The tree tents here stay open till the last tree is sold. As soon as all the trees are sold and removed, the tree tents turn into fireworks tents.
Unsold trees are removed once the market for trees cools off and the market for fireworks increases.
The day after Christmas there are some trees on the curb. Usually people who have real trees and did not care for them (not watering them) are the first to toss. By then the trees are not so green and loosing needles. But this is Cuba Town, and in the hispanic culture there is something called "Three Kings Day" - which marks the end of Christmas. Some people keep the trees till a week or so after New Years Day.
I read that most all the trees are cut at the same time and so, even if you want to actually put the tree up closer to the holiday, it's best to get the tree home from the lot and in some water as soon as you can, otherwise, they sit and dry out horribly on the lot waiting mournfully for you to home and take them home....
May be bunk, but it made sense to me.
We went Monday AM to get a nice cedar tree (Doug's family always got that kinda tree, or chopped one down off their farm land, but they are hard to come by, these days, as they are less cosmetically please, most times. They also present a change to decorate, as in "OUCH!!") from our usual lot, but no one was there to take our money, guess it was to early in the day or something. So our poor tree is drying out on the lot right now.... but it's raining, so I guess that will help some. We might make it out to pick it up tonight.

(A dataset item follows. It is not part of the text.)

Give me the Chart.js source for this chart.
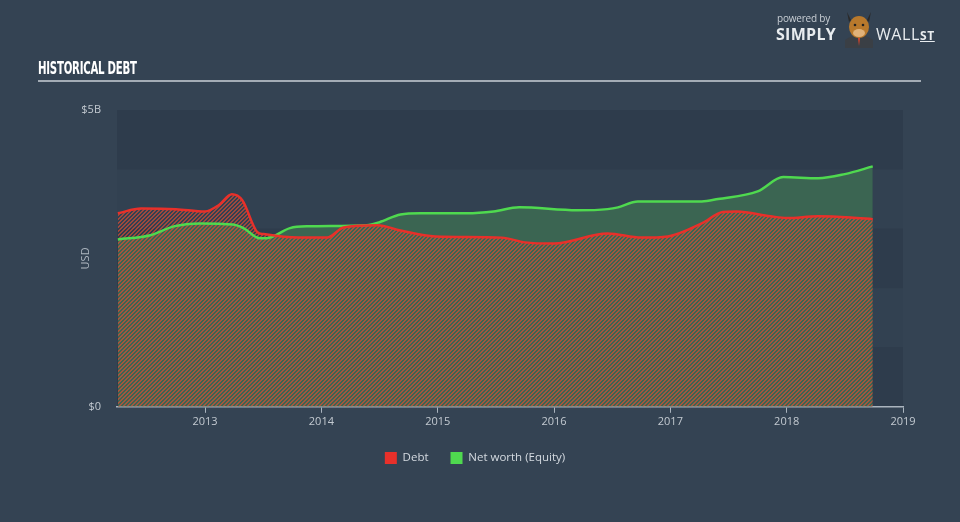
<!DOCTYPE html>
<html>
<head>
<meta charset="utf-8">
<script src="https://cdn.jsdelivr.net/npm/chart.js@4.4.0/dist/chart.umd.min.js"></script>
<style>
  html, body { margin: 0; padding: 0; }
  body { width: 960px; height: 522px; background: #344353; position: relative; overflow: hidden;
         font-family: "Open Sans", "DejaVu Sans", sans-serif; }
  #wrap { position: absolute; left: 0; top: 0; width: 960px; height: 522px; }
  #title { position: absolute; left: 38px; top: 57px; color: #fff; font-family: "Liberation Sans Narrow", "DejaVu Sans Condensed", sans-serif;
           font-weight: bold; font-size: 18px; letter-spacing: -0.4px; transform: scaleX(0.63); transform-origin: left; }
  #rule { position: absolute; left: 38px; top: 80px; width: 883px; height: 2px; background: #a3acb5; }
  #logo { position: absolute; left: 776px; top: 10px; width: 160px; height: 40px; color: #e8ecef; }
  #logo .pb { position: absolute; left: 1px; top: 1px; font-size: 10px; color: #c8ced4; letter-spacing: -0.2px; }
  #logo .simply { position: absolute; left: 0px; top: 13px; font-size: 16px; font-weight: bold; letter-spacing: 0.3px; }
  #logo .wall { position: absolute; left: 100px; top: 13px; font-size: 16px; letter-spacing: 0.6px; }
  #logo .st { font-size: 12px; font-weight: bold; text-decoration: underline; }
  #logo svg { position: absolute; left: 66px; top: 0px; }
</style>
</head>
<body>
<div id="wrap"><canvas id="c" width="960" height="522"></canvas></div>
<div id="title">HISTORICAL DEBT</div>
<div id="rule"></div>
<div id="logo">
  <span class="pb">powered by</span>
  <span class="simply">SIMPLY</span>
  <svg width="34" height="38" viewBox="0 0 34 38">
    <path d="M5 2 L9 10 L7 12 Z" fill="#2a2a2a"/>
    <path d="M29 2 L25 10 L27 12 Z" fill="#2a2a2a"/>
    <path d="M3 30 Q17 20 31 30 L31 38 L3 38 Z" fill="#3a3f45"/>
    <ellipse cx="17" cy="17" rx="10" ry="11" fill="#b8792c"/>
    <ellipse cx="17" cy="23" rx="6" ry="4" fill="#e0b27a"/>
    <circle cx="13" cy="15" r="1.3" fill="#222"/>
    <circle cx="21" cy="15" r="1.3" fill="#222"/>
    <path d="M16 28 L18 28 L17 36 Z" fill="#d9452b"/>
  </svg>
  <span class="wall">WALL<span class="st">ST</span></span>
</div>
<script>
// ---- data (years as decimal, values in $B) ----
const debtYears = [2012.25, 2012.45, 2012.75, 2013.0, 2013.12, 2013.23, 2013.32, 2013.45, 2013.5, 2013.8, 2014.05, 2014.19, 2014.48, 2014.68, 2014.98, 2015.55, 2015.75, 2016.0, 2016.46, 2016.75, 2016.98, 2017.27, 2017.45, 2017.57, 2017.86, 2018.0, 2018.27, 2018.55, 2018.74];
const debtValues = [3.26, 3.34, 3.33, 3.29, 3.40, 3.58, 3.48, 2.94, 2.91, 2.85, 2.85, 3.02, 3.06, 2.97, 2.87, 2.85, 2.77, 2.75, 2.92, 2.85, 2.87, 3.09, 3.28, 3.29, 3.21, 3.18, 3.21, 3.19, 3.16];
const equityYears = [2012.25, 2012.53, 2012.73, 2012.96, 2013.24, 2013.33, 2013.47, 2013.53, 2013.73, 2013.88, 2014.39, 2014.5, 2014.68, 2014.85, 2015.25, 2015.48, 2015.7, 2016.2, 2016.46, 2016.55, 2016.72, 2017.27, 2017.41, 2017.75, 2017.97, 2018.27, 2018.5, 2018.74];
const equityValues = [2.82, 2.89, 3.04, 3.09, 3.07, 3.01, 2.84, 2.84, 3.01, 3.04, 3.06, 3.11, 3.24, 3.26, 3.26, 3.29, 3.36, 3.31, 3.33, 3.36, 3.46, 3.46, 3.50, 3.63, 3.87, 3.85, 3.92, 4.05];
const xTickYears = [2013, 2014, 2015, 2016, 2017, 2018, 2019];
const yTickValues = [0, 5];
const yTickLabels = ['$0', '$5B'];
const seriesNames = ['Debt', 'Net worth (Equity)'];

const debtPts = debtYears.map((x, i) => ({x, y: debtValues[i]}));
const equityPts = equityYears.map((x, i) => ({x, y: equityValues[i]}));

// hatch pattern for debt area: pixel diagonal stripes, 2 on / 2 off
function makeHatch() {
  const s = 4;
  const p = document.createElement('canvas');
  p.width = s; p.height = s;
  const g = p.getContext('2d');
  g.fillStyle = 'rgba(226,78,50,0.62)';
  for (let yy = 0; yy < s; yy++) {
    for (let xx = 0; xx < s; xx++) {
      if ((xx + yy) % 4 < 2) g.fillRect(xx, yy, 1, 1);
    }
  }
  return document.getElementById('c').getContext('2d').createPattern(p, 'repeat');
}

const bandPlugin = {
  id: 'bands',
  beforeDraw(chart) {
    const {ctx, chartArea: a, scales: {y}} = chart;
    ctx.save();
    for (let v = 0; v < 5; v++) {
      const top = y.getPixelForValue(v + 1), bot = y.getPixelForValue(v);
      ctx.fillStyle = (v % 2 === 0) ? 'rgba(20,30,42,0.17)' : 'rgba(20,30,42,0.04)';
      ctx.fillRect(a.left, top, a.right - a.left, bot - top);
    }
    ctx.restore();
  }
};

const usdPlugin = {
  id: 'usd',
  afterDraw(chart) {
    const {ctx, scales: {y}} = chart;
    ctx.save();
    ctx.translate(86, (y.top + y.bottom) / 2);
    ctx.rotate(-Math.PI / 2);
    ctx.fillStyle = '#aeb7c0';
    ctx.font = '11px "Open Sans", sans-serif';
    ctx.textAlign = 'center';
    ctx.textBaseline = 'middle';
    ctx.fillText('USD', 0, 0);
    ctx.restore();
  }
};

new Chart(document.getElementById('c'), {
  type: 'line',
  data: {
    datasets: [
      { label: seriesNames[0], data: debtPts, borderColor: '#e8302a', backgroundColor: makeHatch(),
        borderWidth: 2.5, pointRadius: 0, fill: 'origin', cubicInterpolationMode: 'monotone' },
      { label: seriesNames[1], data: equityPts, borderColor: '#4fd94f', backgroundColor: '#3b6552',
        borderWidth: 2.5, pointRadius: 0, fill: 'origin', cubicInterpolationMode: 'monotone' }
    ]
  },
  options: {
    responsive: false,
    animation: false,
    layout: { padding: { left: 47, right: 57, top: 110, bottom: 48 } },
    plugins: {
      filler: { drawTime: 'beforeDatasetsDraw' },
      tooltip: { enabled: false },
      legend: {
        position: 'bottom',
        labels: {
          color: '#d4dae0', font: { size: 11.5, family: '"Open Sans", sans-serif' },
          boxWidth: 12, boxHeight: 12, padding: 22,
          generateLabels: (chart) => chart.data.datasets.map((d, i) => ({
            text: d.label, fillStyle: d.borderColor, strokeStyle: d.borderColor, lineWidth: 0,
            fontColor: '#d4dae0', datasetIndex: i
          }))
        }
      }
    },
    scales: {
      x: {
        type: 'linear', min: 2012.243, max: 2019,
        afterBuildTicks: (s) => { s.ticks = xTickYears.map(v => ({value: v})); },
        ticks: { color: '#c3cad1', font: { size: 11, family: '"Open Sans", sans-serif' }, padding: 2,
                 callback: (v) => String(v), maxRotation: 0 },
        grid: { display: true, drawOnChartArea: false, drawTicks: true, tickLength: 6, color: '#aab4be' },
        border: { display: true, color: '#aab4be', width: 1.5 }
      },
      y: {
        min: 0, max: 5,
        afterBuildTicks: (s) => { s.ticks = yTickValues.map(v => ({value: v})); },
        afterFit: (s) => { s.width = 70; },
        ticks: { color: '#c3cad1', font: { size: 11, family: '"Open Sans", sans-serif' }, padding: 8,
                 callback: (v) => yTickLabels[yTickValues.indexOf(v)] },
        grid: { display: false },
        border: { display: false }
      }
    }
  },
  plugins: [bandPlugin, usdPlugin]
});
</script>
</body>
</html>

I like that cedar smell, but the prickly is no fun. The year we were married, we went out in the woods and cut a scraggily little pine tree. We were broke of course.
I like that cedar smell, but the prickly is no fun. The year we were married, we went out in the woods and cut a scraggily little pine tree. We were broke of course.
Rats. Now I gotta figger out how to get rid of this dubble thingie here.
yeah, they do smell great. they have a lacey transparent look that the others don't have, too. You have to decorate them carefully because you can see through them. :) It's different, but neat.
It was just the other day I was remembering decorating the tree in the evening to Tiawana Christmas!! And bleeping the word KISS in that Beach Boys song.